Every line below should be copied exactly; drop the pictures.

- [PROVIDED DATA]:
•••

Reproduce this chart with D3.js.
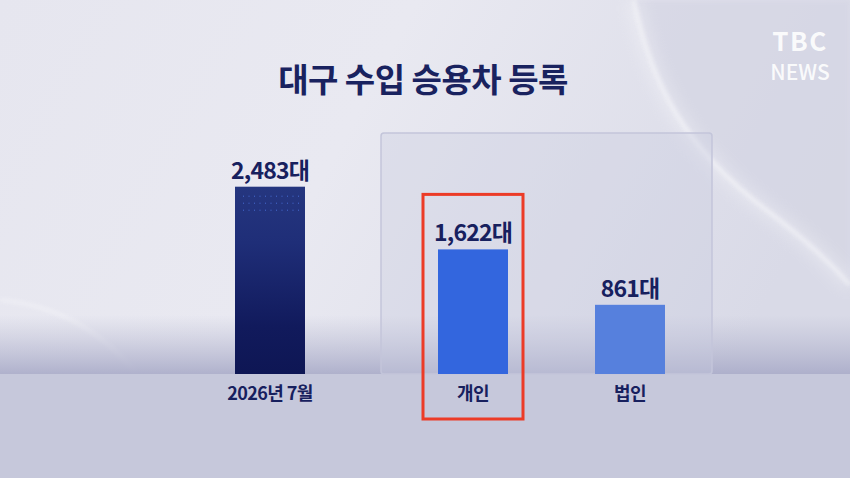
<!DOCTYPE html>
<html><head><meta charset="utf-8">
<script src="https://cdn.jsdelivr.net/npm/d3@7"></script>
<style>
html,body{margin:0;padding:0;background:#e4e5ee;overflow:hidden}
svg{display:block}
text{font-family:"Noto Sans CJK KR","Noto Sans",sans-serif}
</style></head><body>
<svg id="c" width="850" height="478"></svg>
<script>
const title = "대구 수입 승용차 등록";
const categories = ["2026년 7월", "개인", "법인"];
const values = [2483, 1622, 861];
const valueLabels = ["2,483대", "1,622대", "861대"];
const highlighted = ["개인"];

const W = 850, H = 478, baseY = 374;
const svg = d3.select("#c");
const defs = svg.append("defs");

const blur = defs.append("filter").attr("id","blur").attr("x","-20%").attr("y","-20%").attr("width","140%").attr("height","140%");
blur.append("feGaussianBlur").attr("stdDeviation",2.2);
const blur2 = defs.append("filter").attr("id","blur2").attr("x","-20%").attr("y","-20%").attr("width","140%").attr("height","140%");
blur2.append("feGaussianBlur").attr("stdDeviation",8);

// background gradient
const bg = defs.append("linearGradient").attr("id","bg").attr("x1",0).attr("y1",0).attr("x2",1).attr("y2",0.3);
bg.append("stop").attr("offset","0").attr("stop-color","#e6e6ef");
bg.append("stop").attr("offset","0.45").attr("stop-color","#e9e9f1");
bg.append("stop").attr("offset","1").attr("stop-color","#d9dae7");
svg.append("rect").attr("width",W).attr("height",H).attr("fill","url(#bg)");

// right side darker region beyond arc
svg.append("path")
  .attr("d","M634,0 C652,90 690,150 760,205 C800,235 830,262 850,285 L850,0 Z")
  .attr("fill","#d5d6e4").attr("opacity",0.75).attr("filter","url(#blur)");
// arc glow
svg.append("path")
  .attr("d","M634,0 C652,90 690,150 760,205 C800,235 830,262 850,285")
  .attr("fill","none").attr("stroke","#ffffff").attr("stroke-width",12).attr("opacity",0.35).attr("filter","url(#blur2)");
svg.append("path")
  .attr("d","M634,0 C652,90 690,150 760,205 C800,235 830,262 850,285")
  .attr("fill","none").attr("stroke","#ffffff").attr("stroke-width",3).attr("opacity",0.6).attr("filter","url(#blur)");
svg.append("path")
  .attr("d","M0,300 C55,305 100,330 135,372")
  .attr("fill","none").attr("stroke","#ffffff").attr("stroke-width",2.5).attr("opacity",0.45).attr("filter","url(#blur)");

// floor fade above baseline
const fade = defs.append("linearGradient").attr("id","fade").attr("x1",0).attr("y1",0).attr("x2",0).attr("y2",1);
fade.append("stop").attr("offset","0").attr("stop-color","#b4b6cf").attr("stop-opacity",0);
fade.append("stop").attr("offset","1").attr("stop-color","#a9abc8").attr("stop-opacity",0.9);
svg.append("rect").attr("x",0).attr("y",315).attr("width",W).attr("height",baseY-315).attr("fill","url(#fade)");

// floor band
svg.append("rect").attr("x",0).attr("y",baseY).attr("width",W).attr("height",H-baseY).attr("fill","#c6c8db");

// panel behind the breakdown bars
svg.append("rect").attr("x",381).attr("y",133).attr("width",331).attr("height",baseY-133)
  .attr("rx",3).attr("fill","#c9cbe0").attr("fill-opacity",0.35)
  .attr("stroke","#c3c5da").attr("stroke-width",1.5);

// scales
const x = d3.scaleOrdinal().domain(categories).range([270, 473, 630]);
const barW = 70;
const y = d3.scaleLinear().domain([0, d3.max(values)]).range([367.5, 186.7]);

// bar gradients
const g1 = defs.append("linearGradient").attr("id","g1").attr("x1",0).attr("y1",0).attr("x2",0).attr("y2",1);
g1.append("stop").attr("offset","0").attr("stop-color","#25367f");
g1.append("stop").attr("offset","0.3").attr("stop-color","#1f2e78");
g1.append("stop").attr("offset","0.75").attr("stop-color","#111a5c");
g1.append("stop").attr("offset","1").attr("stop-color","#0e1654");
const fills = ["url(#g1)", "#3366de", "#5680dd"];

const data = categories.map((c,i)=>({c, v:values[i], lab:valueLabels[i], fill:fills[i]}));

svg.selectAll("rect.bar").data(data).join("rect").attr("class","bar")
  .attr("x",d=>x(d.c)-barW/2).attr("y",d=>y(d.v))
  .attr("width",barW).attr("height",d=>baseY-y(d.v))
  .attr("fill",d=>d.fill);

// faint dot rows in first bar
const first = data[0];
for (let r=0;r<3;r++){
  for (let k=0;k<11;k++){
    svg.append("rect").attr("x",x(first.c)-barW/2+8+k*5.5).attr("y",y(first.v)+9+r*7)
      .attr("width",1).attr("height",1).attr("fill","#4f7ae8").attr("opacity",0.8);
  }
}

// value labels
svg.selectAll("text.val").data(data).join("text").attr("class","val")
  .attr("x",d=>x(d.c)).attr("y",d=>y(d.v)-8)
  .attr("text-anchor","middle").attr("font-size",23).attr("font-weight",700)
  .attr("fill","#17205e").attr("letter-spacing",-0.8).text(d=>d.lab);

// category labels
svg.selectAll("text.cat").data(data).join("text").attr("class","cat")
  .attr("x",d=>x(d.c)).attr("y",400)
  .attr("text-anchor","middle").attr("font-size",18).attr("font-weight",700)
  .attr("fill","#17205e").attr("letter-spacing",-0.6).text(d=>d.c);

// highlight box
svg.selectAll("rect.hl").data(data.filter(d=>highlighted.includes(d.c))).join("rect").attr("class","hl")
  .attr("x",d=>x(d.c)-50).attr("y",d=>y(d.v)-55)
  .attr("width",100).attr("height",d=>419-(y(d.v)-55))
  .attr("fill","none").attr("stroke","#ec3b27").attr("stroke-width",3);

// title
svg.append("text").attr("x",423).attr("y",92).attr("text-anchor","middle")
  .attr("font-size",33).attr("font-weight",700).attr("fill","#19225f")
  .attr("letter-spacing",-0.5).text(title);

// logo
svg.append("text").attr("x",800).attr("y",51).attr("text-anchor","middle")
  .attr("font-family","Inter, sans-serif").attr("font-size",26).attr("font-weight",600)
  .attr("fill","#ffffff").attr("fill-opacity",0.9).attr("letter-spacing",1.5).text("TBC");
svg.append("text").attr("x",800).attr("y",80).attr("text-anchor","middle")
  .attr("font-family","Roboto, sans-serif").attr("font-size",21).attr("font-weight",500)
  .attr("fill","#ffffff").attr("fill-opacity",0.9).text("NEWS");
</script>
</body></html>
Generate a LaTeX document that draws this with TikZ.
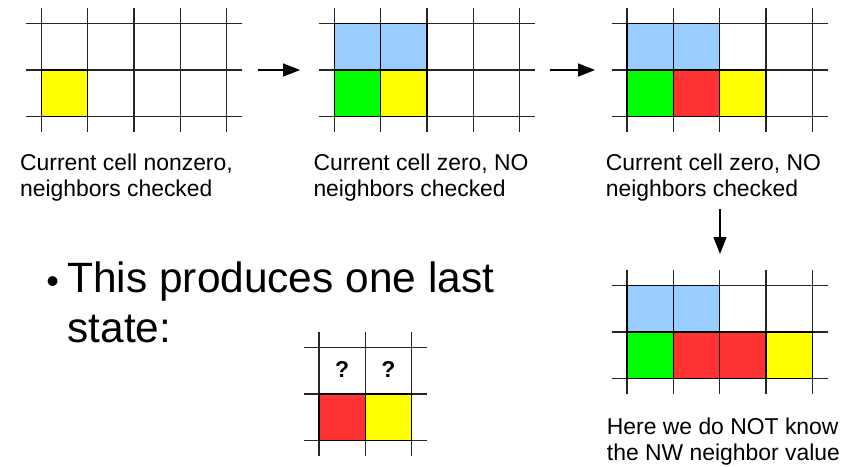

•••

- [SOLUTION FOR THIS TASK]:
Reproduce this chart with D3.js.
<!DOCTYPE html>
<html><head><meta charset="utf-8">
<script src="https://cdn.jsdelivr.net/npm/d3@7"></script>
<style>
html,body{margin:0;padding:0;background:#e4e5ee;overflow:hidden}
svg{display:block}
text{font-family:"Noto Sans CJK KR","Noto Sans",sans-serif}
</style></head><body>
<svg id="c" width="850" height="478"></svg>
<script>
const title = "대구 수입 승용차 등록";
const categories = ["2026년 7월", "개인", "법인"];
const values = [2483, 1622, 861];
const valueLabels = ["2,483대", "1,622대", "861대"];
const highlighted = ["개인"];

const W = 850, H = 478, baseY = 374;
const svg = d3.select("#c");
const defs = svg.append("defs");

const blur = defs.append("filter").attr("id","blur").attr("x","-20%").attr("y","-20%").attr("width","140%").attr("height","140%");
blur.append("feGaussianBlur").attr("stdDeviation",2.2);
const blur2 = defs.append("filter").attr("id","blur2").attr("x","-20%").attr("y","-20%").attr("width","140%").attr("height","140%");
blur2.append("feGaussianBlur").attr("stdDeviation",8);

// background gradient
const bg = defs.append("linearGradient").attr("id","bg").attr("x1",0).attr("y1",0).attr("x2",1).attr("y2",0.3);
bg.append("stop").attr("offset","0").attr("stop-color","#e6e6ef");
bg.append("stop").attr("offset","0.45").attr("stop-color","#e9e9f1");
bg.append("stop").attr("offset","1").attr("stop-color","#d9dae7");
svg.append("rect").attr("width",W).attr("height",H).attr("fill","url(#bg)");

// right side darker region beyond arc
svg.append("path")
  .attr("d","M634,0 C652,90 690,150 760,205 C800,235 830,262 850,285 L850,0 Z")
  .attr("fill","#d5d6e4").attr("opacity",0.75).attr("filter","url(#blur)");
// arc glow
svg.append("path")
  .attr("d","M634,0 C652,90 690,150 760,205 C800,235 830,262 850,285")
  .attr("fill","none").attr("stroke","#ffffff").attr("stroke-width",12).attr("opacity",0.35).attr("filter","url(#blur2)");
svg.append("path")
  .attr("d","M634,0 C652,90 690,150 760,205 C800,235 830,262 850,285")
  .attr("fill","none").attr("stroke","#ffffff").attr("stroke-width",3).attr("opacity",0.6).attr("filter","url(#blur)");
svg.append("path")
  .attr("d","M0,300 C55,305 100,330 135,372")
  .attr("fill","none").attr("stroke","#ffffff").attr("stroke-width",2.5).attr("opacity",0.45).attr("filter","url(#blur)");

// floor fade above baseline
const fade = defs.append("linearGradient").attr("id","fade").attr("x1",0).attr("y1",0).attr("x2",0).attr("y2",1);
fade.append("stop").attr("offset","0").attr("stop-color","#b4b6cf").attr("stop-opacity",0);
fade.append("stop").attr("offset","1").attr("stop-color","#a9abc8").attr("stop-opacity",0.9);
svg.append("rect").attr("x",0).attr("y",315).attr("width",W).attr("height",baseY-315).attr("fill","url(#fade)");

// floor band
svg.append("rect").attr("x",0).attr("y",baseY).attr("width",W).attr("height",H-baseY).attr("fill","#c6c8db");

// panel behind the breakdown bars
svg.append("rect").attr("x",381).attr("y",133).attr("width",331).attr("height",baseY-133)
  .attr("rx",3).attr("fill","#c9cbe0").attr("fill-opacity",0.35)
  .attr("stroke","#c3c5da").attr("stroke-width",1.5);

// scales
const x = d3.scaleOrdinal().domain(categories).range([270, 473, 630]);
const barW = 70;
const y = d3.scaleLinear().domain([0, d3.max(values)]).range([367.5, 186.7]);

// bar gradients
const g1 = defs.append("linearGradient").attr("id","g1").attr("x1",0).attr("y1",0).attr("x2",0).attr("y2",1);
g1.append("stop").attr("offset","0").attr("stop-color","#25367f");
g1.append("stop").attr("offset","0.3").attr("stop-color","#1f2e78");
g1.append("stop").attr("offset","0.75").attr("stop-color","#111a5c");
g1.append("stop").attr("offset","1").attr("stop-color","#0e1654");
const fills = ["url(#g1)", "#3366de", "#5680dd"];

const data = categories.map((c,i)=>({c, v:values[i], lab:valueLabels[i], fill:fills[i]}));

svg.selectAll("rect.bar").data(data).join("rect").attr("class","bar")
  .attr("x",d=>x(d.c)-barW/2).attr("y",d=>y(d.v))
  .attr("width",barW).attr("height",d=>baseY-y(d.v))
  .attr("fill",d=>d.fill);

// faint dot rows in first bar
const first = data[0];
for (let r=0;r<3;r++){
  for (let k=0;k<11;k++){
    svg.append("rect").attr("x",x(first.c)-barW/2+8+k*5.5).attr("y",y(first.v)+9+r*7)
      .attr("width",1).attr("height",1).attr("fill","#4f7ae8").attr("opacity",0.8);
  }
}

// value labels
svg.selectAll("text.val").data(data).join("text").attr("class","val")
  .attr("x",d=>x(d.c)).attr("y",d=>y(d.v)-8)
  .attr("text-anchor","middle").attr("font-size",23).attr("font-weight",700)
  .attr("fill","#17205e").attr("letter-spacing",-0.8).text(d=>d.lab);

// category labels
svg.selectAll("text.cat").data(data).join("text").attr("class","cat")
  .attr("x",d=>x(d.c)).attr("y",400)
  .attr("text-anchor","middle").attr("font-size",18).attr("font-weight",700)
  .attr("fill","#17205e").attr("letter-spacing",-0.6).text(d=>d.c);

// highlight box
svg.selectAll("rect.hl").data(data.filter(d=>highlighted.includes(d.c))).join("rect").attr("class","hl")
  .attr("x",d=>x(d.c)-50).attr("y",d=>y(d.v)-55)
  .attr("width",100).attr("height",d=>419-(y(d.v)-55))
  .attr("fill","none").attr("stroke","#ec3b27").attr("stroke-width",3);

// title
svg.append("text").attr("x",423).attr("y",92).attr("text-anchor","middle")
  .attr("font-size",33).attr("font-weight",700).attr("fill","#19225f")
  .attr("letter-spacing",-0.5).text(title);

// logo
svg.append("text").attr("x",800).attr("y",51).attr("text-anchor","middle")
  .attr("font-family","Inter, sans-serif").attr("font-size",26).attr("font-weight",600)
  .attr("fill","#ffffff").attr("fill-opacity",0.9).attr("letter-spacing",1.5).text("TBC");
svg.append("text").attr("x",800).attr("y",80).attr("text-anchor","middle")
  .attr("font-family","Roboto, sans-serif").attr("font-size",21).attr("font-weight",500)
  .attr("fill","#ffffff").attr("fill-opacity",0.9).text("NEWS");
</script>
</body></html>
Generate a LaTeX document that draws this with TikZ.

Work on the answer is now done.